By her own admission, composer Florence Price had two strikes against her.

"To begin with I have two handicaps – those of sex and race. I am a woman; and I have some Negro blood in my veins," is how she began a 1943 letter to Serge Koussevitzky, the revered conductor of the Boston Symphony Orchestra. She added later, "I would like to be judged on merit alone."

Koussevitzky never gave her music a chance, but along the way a few others did. Even so, her music is little known – and some of it was lost for decades – but now Price is finally receiving a little belated recognition. There's a profile in the New Yorker by Alex Ross and a new recording of two recently discovered Violin Concertos on the Albany label.

Price completed her Violin Concerto No. 2 in 1952, the year before her sudden death at age 66, just as she was set to explore career possibilities in Europe. The manuscript was never published and considered lost sometime after 1975, when Price's daughter died. The concerto, along with other music and personal papers, was discovered by accident in 2009 when renovators opened up an abandoned house Price once owned some 70 miles south of Chicago.

Unfolding over a relatively brief 14-minute span, the concerto opens with a sober orchestral introduction, pausing for a beat to let the solo violin make its honeyed, serpentine entrance. Violinist Er-Gene Kahng's tone, round and lustrous, is well-suited to the concerto's breezy melodic theme and dotted rhythm, which propels the music forward. Along with Price's harmonies – with their tasteful dabs of dissonance – the music is reminiscent of the sweeping, melody-driven American violin concertos of the 1930s by Samuel Barber and Erich Korngold.

Price grew up in Little Rock, Ark. and published her first piece in 1899. She enrolled at the New England Conservatory, where she studied with George Chadwick. Later, in Chicago, she earned a post-graduate degree in 1934. While working on her compositions, she wrote radio jingles, popular songs under the name "Vee Jay" and accompanied silent films at the organ.
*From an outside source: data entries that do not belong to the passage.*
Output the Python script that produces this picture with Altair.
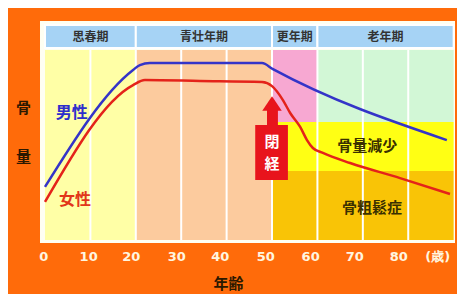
import altair as alt
import pandas as pd

# ---- data (x = age in years, y = relative bone mass) ----
male_age = [0, 19.4, 20.9, 23.1, 47.8, 50.2, 88.5]
male_mass = [24.7, 79.1, 81.4, 82.3, 82.3, 79.5, 46.5]

female_age = [0, 19.4, 22.0, 34.1, 47.8, 50.0, 52.4, 54.0, 56.2, 57.7, 59.0, 61.2, 67.2, 78.2, 89.2]
female_mass = [17.7, 72.1, 74.4, 74.0, 73.5, 71.6, 65.1, 59.1, 52.6, 46.5, 42.8, 40.5, 35.8, 28.8, 21.4]

period_names = ["思春期", "青壮年期", "更年期", "老年期"]
period_start = [0, 20, 50, 60]
period_end = [20, 50, 60, 90]
header_low, header_high = 89.3, 100

zone_names = ["youth", "adult", "meno", "old", "loss", "osteo"]
zone_x1 = [0, 20, 50, 60, 50, 50]
zone_x2 = [20, 50, 60, 90, 90, 90]
zone_y1 = [0, 0, 54.9, 54.9, 32.1, 0]
zone_y2 = [88.4, 88.4, 88.4, 88.4, 54.9, 32.1]
zone_colors = ["#FFFFA6", "#FCCB9E", "#F7A8D2", "#D2F7D6", "#FFFF14", "#F9C406"]

grid_ages = [10, 20, 30, 40, 50, 60, 70, 80]
# where the printed tick labels sit (they drift slightly left of the grid in the original)
tick_pos = [-0.4, 9.5, 18.9, 28.9, 38.5, 48.5, 58.4, 68.1, 77.8, 86.4]

zone_labels = ["骨量減少", "骨粗鬆症"]
zone_label_x = [71, 72]
zone_label_y = [43.7, 14.9]

sex_labels = ["男性", "女性"]
sex_label_x = [5.9, 6.6]
sex_label_y = [59.1, 18.6]

meno_box = dict(x=46.3, x2=53.5, y=27.9, y2=53.5)
meno_shaft = dict(x=48.9, x2=51.3, y=53.5, y2=61.0)
meno_tip = dict(x=50.0, y=63.5)
meno_chars = ["閉", "経"]
meno_char_y = [45.6, 35.3]

FONT = "Noto Sans CJK JP"
ORANGE = "#FF6B0A"

X = alt.Scale(domain=[-1.1, 90.3], nice=False, zero=False)
Y = alt.Scale(domain=[-1.4, 101.9], nice=False, zero=False)

zones = pd.DataFrame({"zone": zone_names, "x": zone_x1, "x2": zone_x2, "y": zone_y1, "y2": zone_y2})
periods = pd.DataFrame({"name": period_names, "x": period_start, "x2": period_end,
                        "y": [header_low] * 4, "y2": [header_high] * 4,
                        "mid": [(a + b) / 2 for a, b in zip(period_start, period_end)],
                        "ty": [(header_low + header_high) / 2] * 4})
grid = pd.DataFrame({"x": grid_ages, "y": [0] * len(grid_ages), "y2": [88.4] * len(grid_ages)})
male = pd.DataFrame({"age": male_age, "mass": male_mass})
female = pd.DataFrame({"age": female_age, "mass": female_mass})

x_axis = alt.Axis(values=tick_pos,
                  labelExpr="datum.value > 85 ? '(歳)' : format(round(datum.value / 10) * 10, 'd')",
                  grid=False, ticks=False, domain=False, labelFlush=False, labelOverlap=False,
                  labelColor="#FFF6E0", labelFont="DejaVu Sans", labelFontSize=13,
                  labelFontWeight="bold", labelPadding=7,
                  title="年齢", titleFont=FONT, titleFontSize=15, titleFontWeight="bold",
                  titleColor="#2B1800", titleX=188, titleY=40, titleBaseline="middle")
y_axis = alt.Axis(labels=False, ticks=False, domain=False, grid=False,
                  title=["骨", "量"], titleAngle=0, titleX=-17, titleY=79, titleBaseline="top",
                  titleLineHeight=49, titleAlign="center", titleFont=FONT, titleFontSize=15,
                  titleFontWeight="bold", titleColor="#2B1800")

base_x = alt.X("x:Q", scale=X, axis=x_axis)
base_y = alt.Y("y:Q", scale=Y, axis=y_axis)

zone_layer = alt.Chart(zones).mark_rect().encode(
    x=base_x, x2="x2", y=base_y, y2="y2",
    color=alt.Color("zone:N", scale=alt.Scale(domain=zone_names, range=zone_colors), legend=None),
)

grid_layer = alt.Chart(grid).mark_rule(color="#FFFFFF", strokeWidth=2).encode(
    x=alt.X("x:Q", scale=X), y=alt.Y("y:Q", scale=Y), y2="y2"
)

header_layer = alt.Chart(periods).mark_rect(fill="#A6D3F5", stroke="#FFFFFF", strokeWidth=2).encode(
    x=alt.X("x:Q", scale=X), x2="x2", y=alt.Y("y:Q", scale=Y), y2="y2"
)
header_text = alt.Chart(periods).mark_text(font=FONT, fontSize=12, fontWeight="bold", color="#333333").encode(
    x=alt.X("mid:Q", scale=X), y=alt.Y("ty:Q", scale=Y), text="name:N"
)

male_line = alt.Chart(male).mark_line(color="#3434C8", strokeWidth=2.5, interpolate="monotone").encode(
    x=alt.X("age:Q", scale=X), y=alt.Y("mass:Q", scale=Y)
)
female_line = alt.Chart(female).mark_line(color="#E4231A", strokeWidth=2.5, interpolate="monotone").encode(
    x=alt.X("age:Q", scale=X), y=alt.Y("mass:Q", scale=Y)
)

box_df = pd.DataFrame([meno_box, meno_shaft])
box_layer = alt.Chart(box_df).mark_rect(color="#E8141C").encode(
    x=alt.X("x:Q", scale=X), x2="x2", y=alt.Y("y:Q", scale=Y), y2="y2"
)
tip_layer = alt.Chart(pd.DataFrame([meno_tip])).mark_point(
    shape="M-1,0.75L0,-0.75L1,0.75Z", filled=True, size=380, color="#E8141C", opacity=1
).encode(x=alt.X("x:Q", scale=X), y=alt.Y("y:Q", scale=Y))
meno_text = alt.Chart(pd.DataFrame({"t": meno_chars, "x": [meno_tip["x"]] * 2, "y": meno_char_y})).mark_text(
    font=FONT, fontSize=15, fontWeight="bold", color="#FFFFFF"
).encode(x=alt.X("x:Q", scale=X), y=alt.Y("y:Q", scale=Y), text="t:N")

zone_text = alt.Chart(pd.DataFrame({"t": zone_labels, "x": zone_label_x, "y": zone_label_y})).mark_text(
    font=FONT, fontSize=15, fontWeight="bold", color="#3A3000"
).encode(x=alt.X("x:Q", scale=X), y=alt.Y("y:Q", scale=Y), text="t:N")

sex_text = alt.Chart(pd.DataFrame({"t": sex_labels, "x": sex_label_x, "y": sex_label_y})).mark_text(
    font=FONT, fontSize=16, fontWeight="bold"
).encode(
    x=alt.X("x:Q", scale=X), y=alt.Y("y:Q", scale=Y), text="t:N",
    color=alt.Color("t:N", scale=alt.Scale(domain=sex_labels, range=["#2E2ECC", "#E2361A"]), legend=None),
)

chart = alt.layer(
    zone_layer, grid_layer, header_layer, header_text, male_line, female_line,
    box_layer, tip_layer, meno_text, zone_text, sex_text
).resolve_scale(color="independent").properties(
    width=415, height=222,
    padding={"left": 32, "top": 13, "right": 2, "bottom": 51},
    autosize=alt.AutoSizeParams(type="none"),
    background=ORANGE,
).configure_view(fill="#FFFFF2", stroke=None)

chart.save("out.html", embed_options={"renderer": "svg", "actions": False})
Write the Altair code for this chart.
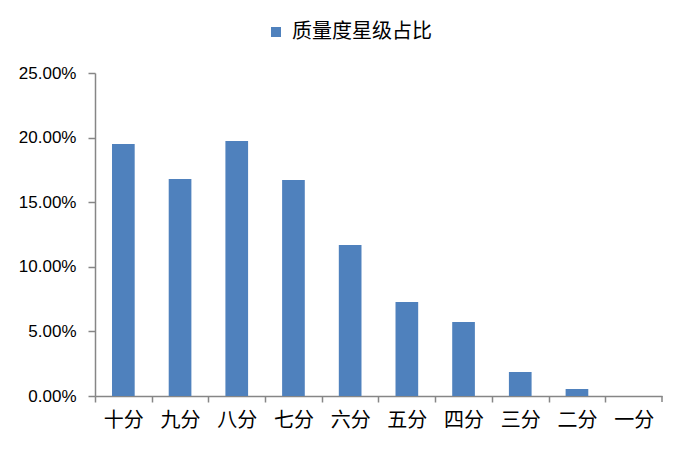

Later, she would write songs for contralto Marian Anderson, who sang Price's arrangement of "My Soul's Been Anchored in the Lord" at her historic 1939 Lincoln Memorial concert in Washington, D.C.

A breakthrough came in 1932, when Price's Symphony in E minor won Chicago's Wanamaker Music Contest. Along with the $500 award came a first performance. On June 15, 1933, conductor Frederick Stock debuted the symphony with the Chicago Symphony Orchestra in a concert that included tenor Roland Hayes and music by Samuel Coleridge-Taylor. The premiere secured Price her place in history as the first African American woman to have a symphony performed by a major American orchestra.

Like her peers, William Grant Still and William Dawson, Price took inspiration from African American spirituals, although its influence isn't conspicuous in all her works. The Second Violin Concerto has distinctly American touches, but overall it's steeped in the European tradition, recalling the warmth and romantic facility of Antonín Dvořák. But Price's style isn't the only thread that connects her with the great Czech composer.

In 1892, Dvořák and his family set sail for the United States. By that time Price was five years old and had already given her first public piano recital.

Dvořák couldn't have known how prescient he was when, the following year, he told the New York Herald: "The future music of this country must be founded upon what are called the Negro melodies. This must be the real foundation of any serious and original school of composition to be developed in the United States."

While Dvořák's pronouncement ruffled a few feathers in the music world, many others took the revered composer seriously. If he could have only heard Louis Armstrong, James Brown, Sun Ra, Kendrick Lamar – and the alluring music of Florence Price.